In an age when the boundaries between original and copy are blurred, and not only the human hand is replaced by technology, but nature has also long arrived at "the age of its technical reproducibility" (Gernot Böhme)1, the painter and draughtswoman Ursula Goeb presents herself as someone working by hand, creating new visual and conceptual constructions and discovering the essence of her motifs and art in these. By contrast, as a counterpole, there is always the spiritual, superior aspect that was once described so well by Constantin Brancusi: "It's not birds I sculpt, it's the act of flying". Just as the Rumanian sculptor did not model birds, but the "essence of flying"2, Ursula Goeb uses her heads, insects, giraffes or beetles to transpose us into organic rhythms and spaces close to nature; spaces that create their own world outside of landscape and urbanity.

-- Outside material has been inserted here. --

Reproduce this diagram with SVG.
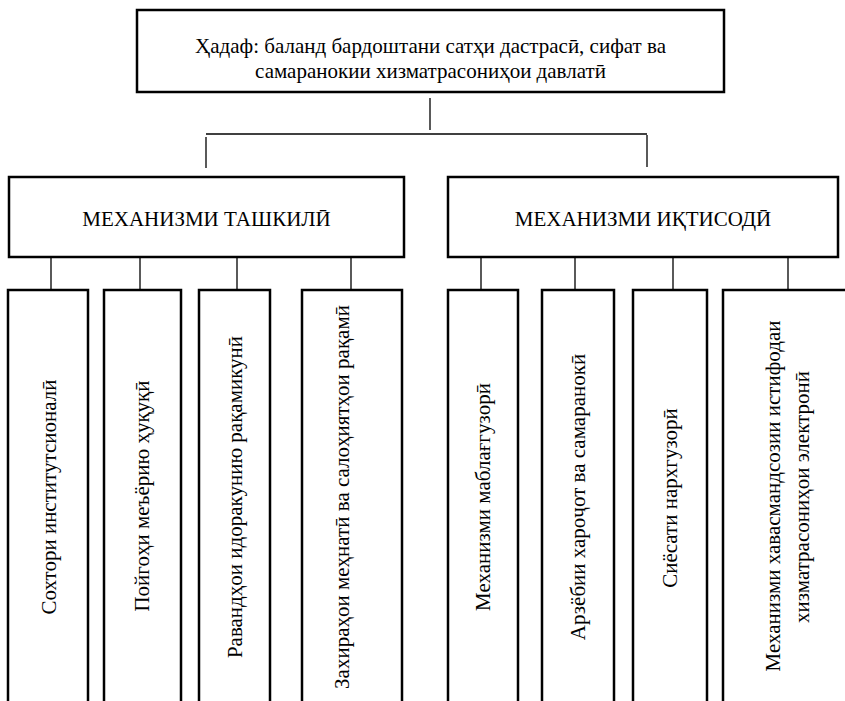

Her compositions transform the material itself into the bearer of meaning and thus, despite their abstraction, point back to a concrete, tangible materiality within the pictorial world. In "Insect" or in the series of "Metamorphoses", the symbolic is combined with the background and the bodies of the figures appear to crystallise from out of this, from out of the earthen colours or the apparently encrusted surfaces. Overlaps of this kind, the permanent dialogue of background and line is merely a pictorial reference, yet it always locates our imagination in a world that we do not see in this way but are nonetheless aware of: Simultaneously close to life and unfamiliar.
The simultaneity of different painting materials and pictorial fabrics maintains a subtle balance between fundamental and delicate aspects, a principle recalling that of construction kits. Goeb combines organic and tectonic aspects, from time to time constructing her pictures from already existing sketches and drawings without disguising this recycling process. There is no smoothing over of the surface. The notion of the tectonic - which is usually reduced to its metaphorical significance in the context of fine art - thus reverts to its original meaning in Goeb's work. The ancient Greeks derived the concept from the architect and joiner, Latin includes the concepts of tectum, meaning a roof and the ceiling of a room, and tectus: covered, hidden, protected.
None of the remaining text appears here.